Je crois que nous pourrions répondre au souci de Mme Pourtaud en soulignant que la croissance et l'emploi figurent au premier rang des priorités de l'Union européenne.

M. Denis Badré :

Je suis entièrement d'accord.

Je répondrai à M. Gaillard qu'il n'est nullement dans mes intentions d'handicaper le Gouvernement français dans les négociations sur l'Agenda 2000. Mais le Parlement ne peut se faire entendre en matière budgétaire qu'à l'occasion de l'adoption des perspectives financières, c'est-à-dire tous les sept ans.

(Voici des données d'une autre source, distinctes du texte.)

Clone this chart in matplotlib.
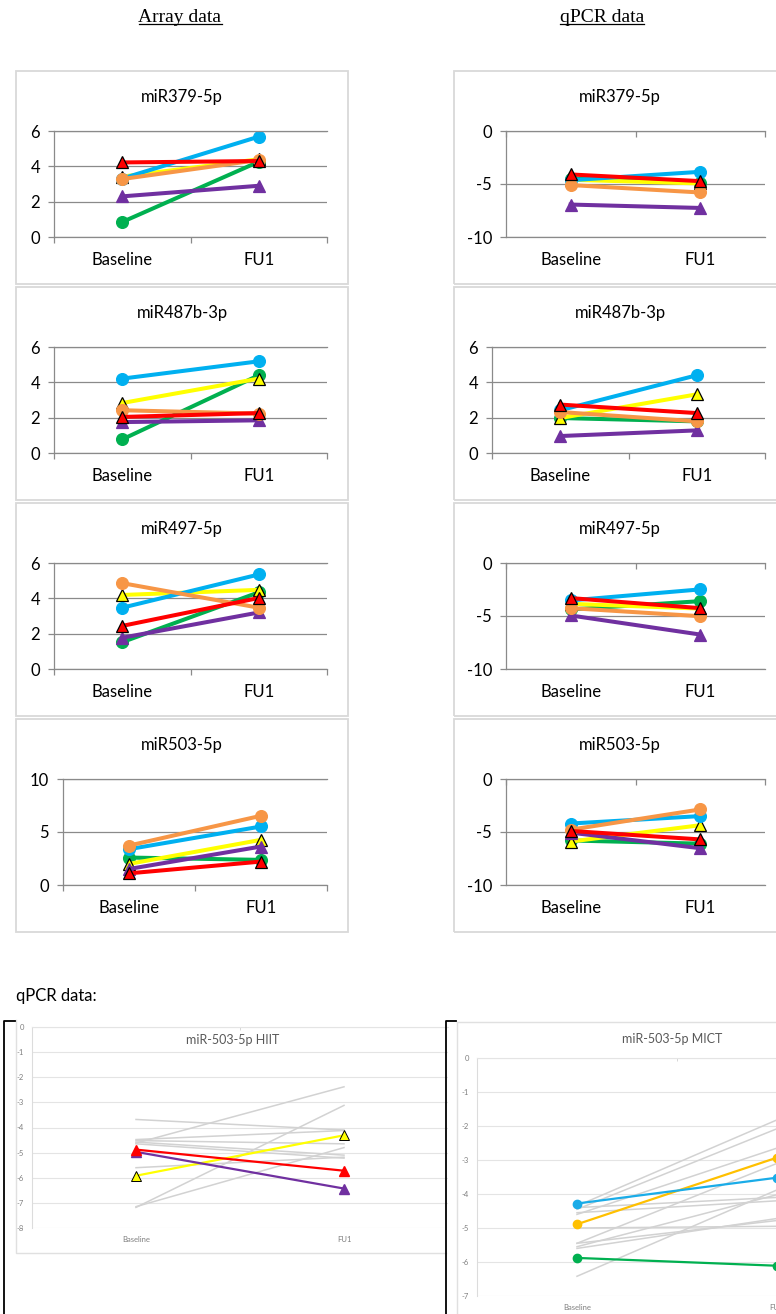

Si nous n'alertons pas aujourd'hui le Gouvernement sur le risque de dérapage du budget européen, nous ne pourrons le faire avant sept ans. Or, d'ici là, si les dépenses de l'Union évoluent comme actuellement, l'Europe risque d'exploser. L'Allemagne refusera de payer et la construction européenne sera bloquée.

M. Bernard Angels :

Je partage l'analyse de notre collègue Denis Badré. Mais je regrette que sa proposition de résolution se cantonne au seul plan budgétaire. On ne peut laisser de côté le rôle de l'Union en matière sociale ni rester silencieux sur la nécessité de construire une Europe politique.

M. Denis Badré :

Je partage votre volonté de construire une Europe plus politique.

J'ai pris bonne note des observations que chacun d'entre vous a formulées et je vais les intégrer dans la proposition de résolution que je vous soumettrai lors de notre prochaine réunion.

La délégation a alors approuvé le rapport d'information.